After the last test, you can perform parameter optimizations across each instrument and time frame. This can be done as extra validation for the strategy or if you are looking to deploy the strategy across instruments and time frames.
Detailed Testing
This is where everything else happens, where you can customize and debate techniques until the sun goes down. BLUF: the two best tests for trading strategies are paper trading (simulated with live data) and live trading. If you want to try and mimic unknown market activity, the following two techniques can help.
Walk-Forward Analysis
Walk-forward analysis (WFA) is similar to using in-sample/out-of-sample comparisons for testing, but instead of doing it once, it slices the whole period of data into multiple, layered in-sample/out-of-sample comparisons. Behold another beautiful hand-drawn example:
There is another way to do this where the in-sample size gets bigger: keeping the data it started with and adding increments with the out-of-sample data. If using a built-in feature for this type of analysis, you will want to see which variation is being used. I am not sure if there is a benefit of one over the other or specific use cases where one would be more appropriate than the other.
WFA attempts to mimic how you would trade live, but there is no randomness to the test. It is still done with historical data and is prone to error. Since real-time market conditions are dynamic and unpredictable, this still can’t beat a simulated forward test. If you are going to use WFA in your backtesting protocol, it would be wise to use the same periods for your samples throughout the entire process. For example, use 3 months for the testing set and 1 year for the training set when conducting the WFA. This way, when you re-evaluate your live (paper or otherwise) strategy every quarter, you have previous data to compare to from the WFA.
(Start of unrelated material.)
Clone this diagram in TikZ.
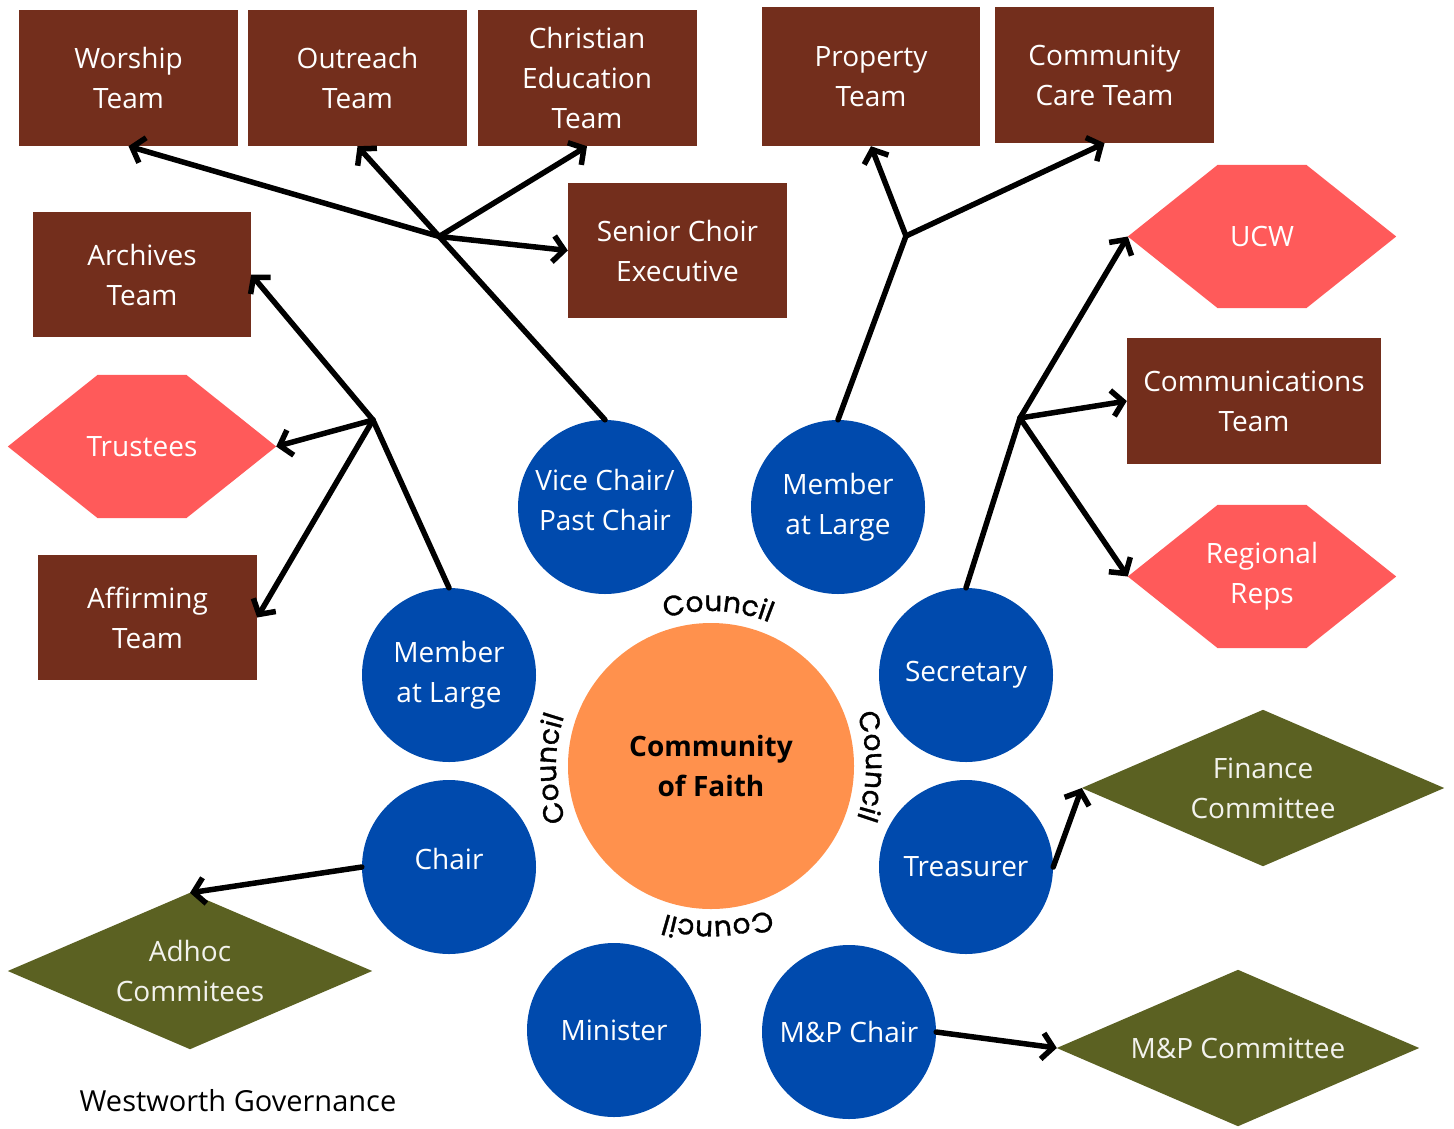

A quick search on Google Scholar showed more than a few results of researchers using walk-forward validation techniques to test results of many different types of time-varied data, including research and data specific to trading.
Monte Carlo Simulations
Monte Carlo simulations add a layer of statistical analysis to backtesting results. It randomly shuffles trade results, providing a range of potential outcomes rather than a single, static result. The results will retain the same profit factor (or whatever fitness) but will instead generate varying scenarios regarding drawdown and other performance metrics. The value of this test lies in the ability to simulate a wide range of market conditions and the potential impact on the strategy.
Some Monte Carlo simulations may exclude certain trades or repeat others in the simulation, leading to different equity curves. This feature helps in assessing the robustness of a strategy under varied conditions. Platforms like NinjaTrader 8 and Wealth Lab, among others, use variations of this method. Both variations help understand the range of outcomes one might expect during live trading.
Note, most Monte Carlo simulators will use a mathematical formula to create the “randomness” used in the shuffle (pseudo-randomness). This is technically not the same as “pure” randomness, which can be achieved using something like Features - RANDOM.ORG, an API that uses atmospheric noise to generate random data. This might be a consideration in a commercial application.
Question, is there a Monte Carlo simulation that runs the randomness on the out-of-sample data before testing results? In other words, it randomizes the financial data itself and thus actually changes when and what types of trades are placed (as the underlying signals would now be different). Since there are technically infinite possibilities, I assume some type of genetic algorithm would need to be used. Would this even be a Monte Carlo Simulation anymore?